*ENTRIES PROVIDED*.
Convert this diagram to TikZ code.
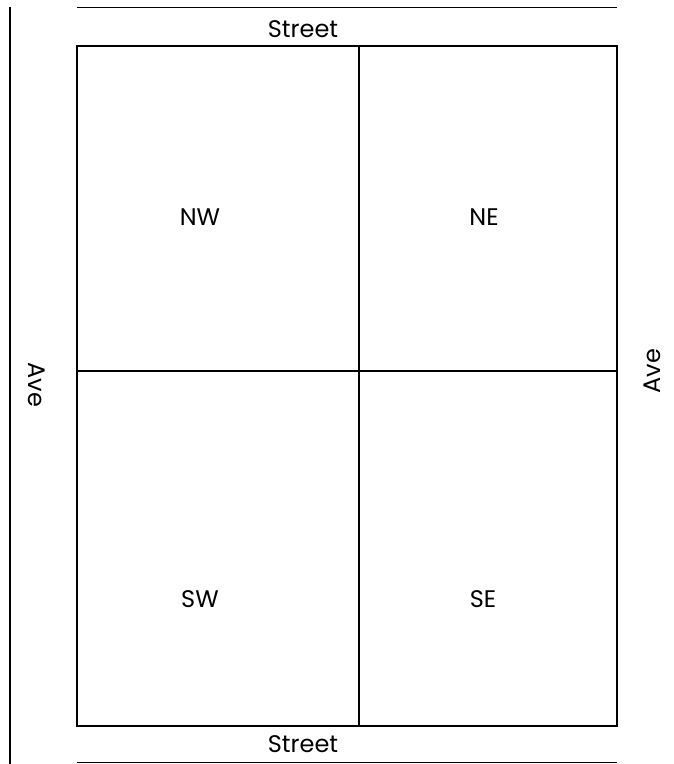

==

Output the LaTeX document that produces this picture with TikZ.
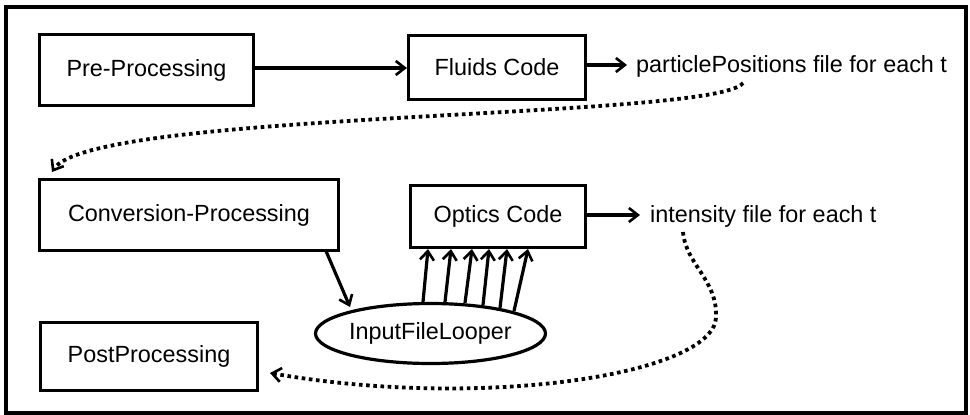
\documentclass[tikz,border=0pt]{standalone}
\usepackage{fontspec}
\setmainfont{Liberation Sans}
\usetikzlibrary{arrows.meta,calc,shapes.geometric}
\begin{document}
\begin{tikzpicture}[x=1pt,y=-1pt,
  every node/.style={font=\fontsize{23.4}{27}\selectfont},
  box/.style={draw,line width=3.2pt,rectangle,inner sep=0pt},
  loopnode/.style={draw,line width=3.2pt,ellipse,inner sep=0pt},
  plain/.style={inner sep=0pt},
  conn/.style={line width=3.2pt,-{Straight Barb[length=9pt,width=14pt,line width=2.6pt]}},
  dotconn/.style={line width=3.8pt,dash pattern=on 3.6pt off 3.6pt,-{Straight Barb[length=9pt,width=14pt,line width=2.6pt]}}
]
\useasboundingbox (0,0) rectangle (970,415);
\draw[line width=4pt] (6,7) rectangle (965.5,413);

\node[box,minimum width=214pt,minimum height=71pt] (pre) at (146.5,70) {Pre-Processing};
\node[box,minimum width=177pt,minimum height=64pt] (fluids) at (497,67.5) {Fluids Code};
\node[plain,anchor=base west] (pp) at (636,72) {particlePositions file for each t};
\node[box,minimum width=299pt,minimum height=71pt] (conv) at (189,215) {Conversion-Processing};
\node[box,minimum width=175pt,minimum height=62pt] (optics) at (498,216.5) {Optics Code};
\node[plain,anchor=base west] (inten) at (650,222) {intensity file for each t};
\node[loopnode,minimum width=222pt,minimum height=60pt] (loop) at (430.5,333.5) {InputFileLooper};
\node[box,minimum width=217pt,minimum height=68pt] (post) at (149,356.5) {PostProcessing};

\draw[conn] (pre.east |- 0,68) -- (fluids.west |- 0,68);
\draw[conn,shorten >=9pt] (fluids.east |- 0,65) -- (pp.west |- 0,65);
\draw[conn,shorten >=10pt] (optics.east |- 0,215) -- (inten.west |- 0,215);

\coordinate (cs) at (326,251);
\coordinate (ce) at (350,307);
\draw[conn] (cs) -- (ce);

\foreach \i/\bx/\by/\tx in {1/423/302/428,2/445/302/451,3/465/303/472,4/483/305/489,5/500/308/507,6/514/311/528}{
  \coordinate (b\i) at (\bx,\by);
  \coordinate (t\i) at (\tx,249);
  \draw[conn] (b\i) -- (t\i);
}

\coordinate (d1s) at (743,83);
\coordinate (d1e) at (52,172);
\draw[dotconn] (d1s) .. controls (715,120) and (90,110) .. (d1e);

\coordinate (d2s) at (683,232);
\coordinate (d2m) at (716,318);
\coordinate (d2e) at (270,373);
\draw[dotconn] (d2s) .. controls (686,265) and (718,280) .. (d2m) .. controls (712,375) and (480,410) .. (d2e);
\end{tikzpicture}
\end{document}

==

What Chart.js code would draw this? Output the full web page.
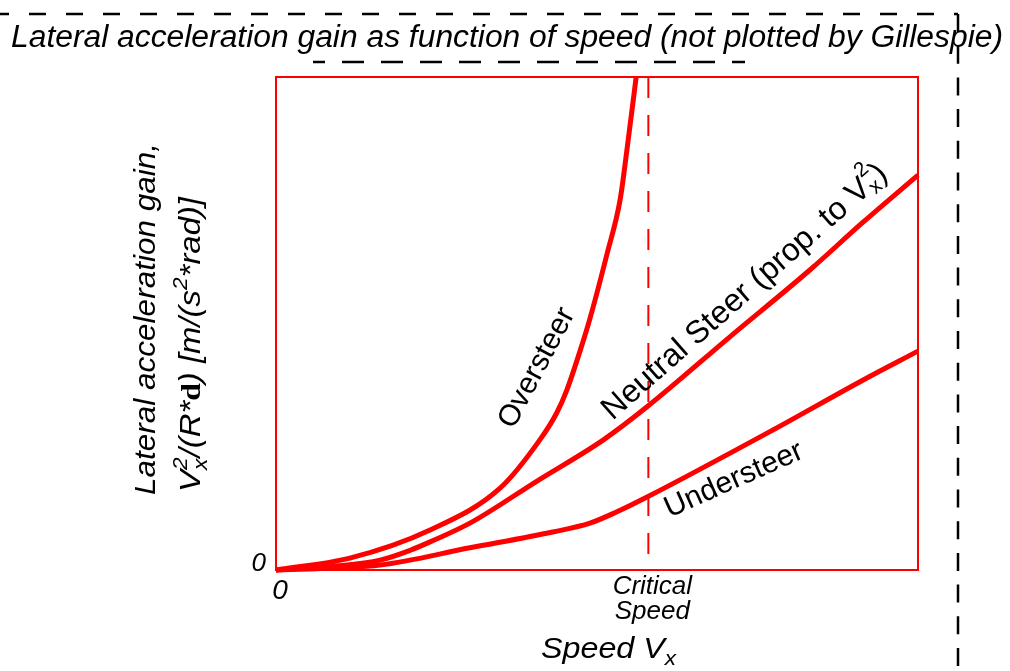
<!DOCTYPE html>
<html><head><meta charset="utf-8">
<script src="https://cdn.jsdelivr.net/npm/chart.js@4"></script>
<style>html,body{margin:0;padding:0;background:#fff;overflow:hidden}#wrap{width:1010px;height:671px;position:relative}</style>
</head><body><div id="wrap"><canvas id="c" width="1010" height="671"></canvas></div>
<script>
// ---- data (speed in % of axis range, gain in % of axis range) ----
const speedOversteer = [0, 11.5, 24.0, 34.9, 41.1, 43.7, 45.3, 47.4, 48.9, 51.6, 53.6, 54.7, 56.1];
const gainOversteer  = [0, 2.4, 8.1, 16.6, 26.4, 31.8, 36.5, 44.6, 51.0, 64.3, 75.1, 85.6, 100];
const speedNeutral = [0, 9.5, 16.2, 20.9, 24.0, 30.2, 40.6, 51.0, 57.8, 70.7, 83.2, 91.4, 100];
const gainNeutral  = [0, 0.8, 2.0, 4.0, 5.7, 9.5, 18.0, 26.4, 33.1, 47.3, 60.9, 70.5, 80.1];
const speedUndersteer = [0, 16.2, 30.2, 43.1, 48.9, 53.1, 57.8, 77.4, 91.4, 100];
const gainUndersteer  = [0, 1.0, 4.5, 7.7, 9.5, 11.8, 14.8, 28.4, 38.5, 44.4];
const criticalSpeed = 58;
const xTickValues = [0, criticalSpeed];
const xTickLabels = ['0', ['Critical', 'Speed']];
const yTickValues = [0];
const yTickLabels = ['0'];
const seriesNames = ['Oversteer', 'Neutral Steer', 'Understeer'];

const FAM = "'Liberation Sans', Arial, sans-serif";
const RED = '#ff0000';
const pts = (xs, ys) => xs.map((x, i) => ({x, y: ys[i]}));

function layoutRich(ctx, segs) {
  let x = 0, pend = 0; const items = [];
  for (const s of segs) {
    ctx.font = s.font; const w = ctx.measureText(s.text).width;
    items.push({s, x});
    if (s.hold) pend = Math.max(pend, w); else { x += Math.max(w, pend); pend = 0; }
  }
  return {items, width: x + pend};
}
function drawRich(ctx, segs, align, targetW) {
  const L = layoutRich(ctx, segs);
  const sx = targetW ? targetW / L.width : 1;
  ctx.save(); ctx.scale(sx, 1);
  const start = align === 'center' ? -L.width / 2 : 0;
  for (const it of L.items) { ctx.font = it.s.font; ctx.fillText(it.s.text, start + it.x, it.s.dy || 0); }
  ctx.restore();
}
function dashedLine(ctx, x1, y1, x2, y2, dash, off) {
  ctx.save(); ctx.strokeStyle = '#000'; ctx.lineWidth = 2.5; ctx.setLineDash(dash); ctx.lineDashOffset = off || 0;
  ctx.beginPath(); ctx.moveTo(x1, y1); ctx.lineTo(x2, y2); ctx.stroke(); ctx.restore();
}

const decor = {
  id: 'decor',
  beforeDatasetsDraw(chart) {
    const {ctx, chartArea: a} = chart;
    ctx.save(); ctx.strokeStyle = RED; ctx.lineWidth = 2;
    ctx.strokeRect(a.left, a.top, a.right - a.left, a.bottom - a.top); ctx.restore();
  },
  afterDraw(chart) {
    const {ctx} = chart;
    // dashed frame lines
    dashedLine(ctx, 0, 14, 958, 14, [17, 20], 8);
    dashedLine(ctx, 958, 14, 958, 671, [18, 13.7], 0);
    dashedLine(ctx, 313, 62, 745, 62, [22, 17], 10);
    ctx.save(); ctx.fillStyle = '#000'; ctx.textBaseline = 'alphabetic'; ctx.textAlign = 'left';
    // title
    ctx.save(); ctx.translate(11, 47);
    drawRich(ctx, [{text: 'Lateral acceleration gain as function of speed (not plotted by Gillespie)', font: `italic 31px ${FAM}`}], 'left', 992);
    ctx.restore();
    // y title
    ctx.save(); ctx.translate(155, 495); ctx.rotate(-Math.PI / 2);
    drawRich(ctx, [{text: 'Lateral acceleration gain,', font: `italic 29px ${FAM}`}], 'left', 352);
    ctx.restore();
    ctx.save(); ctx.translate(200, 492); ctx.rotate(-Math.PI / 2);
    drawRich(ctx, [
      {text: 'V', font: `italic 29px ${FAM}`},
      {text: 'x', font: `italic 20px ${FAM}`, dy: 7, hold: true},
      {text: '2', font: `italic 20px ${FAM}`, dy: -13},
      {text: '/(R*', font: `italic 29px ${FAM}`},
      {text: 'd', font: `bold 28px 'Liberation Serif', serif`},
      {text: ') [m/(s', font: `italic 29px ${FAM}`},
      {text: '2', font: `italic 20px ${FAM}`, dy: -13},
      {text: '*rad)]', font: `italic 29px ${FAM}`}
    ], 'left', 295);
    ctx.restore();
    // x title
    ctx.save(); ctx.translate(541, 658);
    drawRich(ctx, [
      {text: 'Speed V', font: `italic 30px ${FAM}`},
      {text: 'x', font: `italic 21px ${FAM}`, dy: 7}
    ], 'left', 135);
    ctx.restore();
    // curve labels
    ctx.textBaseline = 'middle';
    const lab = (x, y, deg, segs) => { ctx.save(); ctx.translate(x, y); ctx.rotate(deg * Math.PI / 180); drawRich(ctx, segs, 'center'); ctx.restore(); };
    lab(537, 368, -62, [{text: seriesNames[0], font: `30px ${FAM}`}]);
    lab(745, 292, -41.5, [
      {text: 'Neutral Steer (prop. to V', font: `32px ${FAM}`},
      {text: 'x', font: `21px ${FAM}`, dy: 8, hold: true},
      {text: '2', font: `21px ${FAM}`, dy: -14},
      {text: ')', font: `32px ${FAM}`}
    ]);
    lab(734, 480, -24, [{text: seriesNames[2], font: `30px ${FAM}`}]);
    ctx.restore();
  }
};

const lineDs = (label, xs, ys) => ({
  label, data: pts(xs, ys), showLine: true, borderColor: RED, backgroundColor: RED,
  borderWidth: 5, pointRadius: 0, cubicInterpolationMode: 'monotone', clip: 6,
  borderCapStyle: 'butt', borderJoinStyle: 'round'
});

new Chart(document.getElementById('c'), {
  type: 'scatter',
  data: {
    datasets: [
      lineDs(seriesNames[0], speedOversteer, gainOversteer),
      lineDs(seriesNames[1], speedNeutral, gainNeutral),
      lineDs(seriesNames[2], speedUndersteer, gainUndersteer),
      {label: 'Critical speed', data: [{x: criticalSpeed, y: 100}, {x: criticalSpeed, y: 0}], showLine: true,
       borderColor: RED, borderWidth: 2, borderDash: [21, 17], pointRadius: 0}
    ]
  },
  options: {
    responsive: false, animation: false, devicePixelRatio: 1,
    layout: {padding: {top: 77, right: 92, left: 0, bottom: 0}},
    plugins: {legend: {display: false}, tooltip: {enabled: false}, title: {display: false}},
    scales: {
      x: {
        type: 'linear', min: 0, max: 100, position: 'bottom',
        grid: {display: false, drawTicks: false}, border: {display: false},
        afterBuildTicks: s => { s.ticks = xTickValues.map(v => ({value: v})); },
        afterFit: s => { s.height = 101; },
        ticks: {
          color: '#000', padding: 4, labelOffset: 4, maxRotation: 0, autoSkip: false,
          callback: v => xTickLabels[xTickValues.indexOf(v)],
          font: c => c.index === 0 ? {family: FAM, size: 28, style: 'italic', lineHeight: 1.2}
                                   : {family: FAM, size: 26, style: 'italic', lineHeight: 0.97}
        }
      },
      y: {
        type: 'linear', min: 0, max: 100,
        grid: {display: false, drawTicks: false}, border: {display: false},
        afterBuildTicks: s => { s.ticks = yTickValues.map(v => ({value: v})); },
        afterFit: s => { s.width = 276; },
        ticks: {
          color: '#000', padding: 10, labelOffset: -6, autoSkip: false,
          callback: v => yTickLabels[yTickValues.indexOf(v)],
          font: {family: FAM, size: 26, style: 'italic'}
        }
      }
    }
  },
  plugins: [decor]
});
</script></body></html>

*EXERCISE*.
Omit all pictures and repeat exactly the lines from the one containing "What Chart.js code" through the one containing "const pts = (xs, ys)", ends included, with nothing added.

*EXERCISE RESULT*.
What Chart.js code would draw this? Output the full web page.
<!DOCTYPE html>
<html><head><meta charset="utf-8">
<script src="https://cdn.jsdelivr.net/npm/chart.js@4"></script>
<style>html,body{margin:0;padding:0;background:#fff;overflow:hidden}#wrap{width:1010px;height:671px;position:relative}</style>
</head><body><div id="wrap"><canvas id="c" width="1010" height="671"></canvas></div>
<script>
// ---- data (speed in % of axis range, gain in % of axis range) ----
const speedOversteer = [0, 11.5, 24.0, 34.9, 41.1, 43.7, 45.3, 47.4, 48.9, 51.6, 53.6, 54.7, 56.1];
const gainOversteer  = [0, 2.4, 8.1, 16.6, 26.4, 31.8, 36.5, 44.6, 51.0, 64.3, 75.1, 85.6, 100];
const speedNeutral = [0, 9.5, 16.2, 20.9, 24.0, 30.2, 40.6, 51.0, 57.8, 70.7, 83.2, 91.4, 100];
const gainNeutral  = [0, 0.8, 2.0, 4.0, 5.7, 9.5, 18.0, 26.4, 33.1, 47.3, 60.9, 70.5, 80.1];
const speedUndersteer = [0, 16.2, 30.2, 43.1, 48.9, 53.1, 57.8, 77.4, 91.4, 100];
const gainUndersteer  = [0, 1.0, 4.5, 7.7, 9.5, 11.8, 14.8, 28.4, 38.5, 44.4];
const criticalSpeed = 58;
const xTickValues = [0, criticalSpeed];
const xTickLabels = ['0', ['Critical', 'Speed']];
const yTickValues = [0];
const yTickLabels = ['0'];
const seriesNames = ['Oversteer', 'Neutral Steer', 'Understeer'];

const FAM = "'Liberation Sans', Arial, sans-serif";
const RED = '#ff0000';
const pts = (xs, ys) => xs.map((x, i) => ({x, y: ys[i]}));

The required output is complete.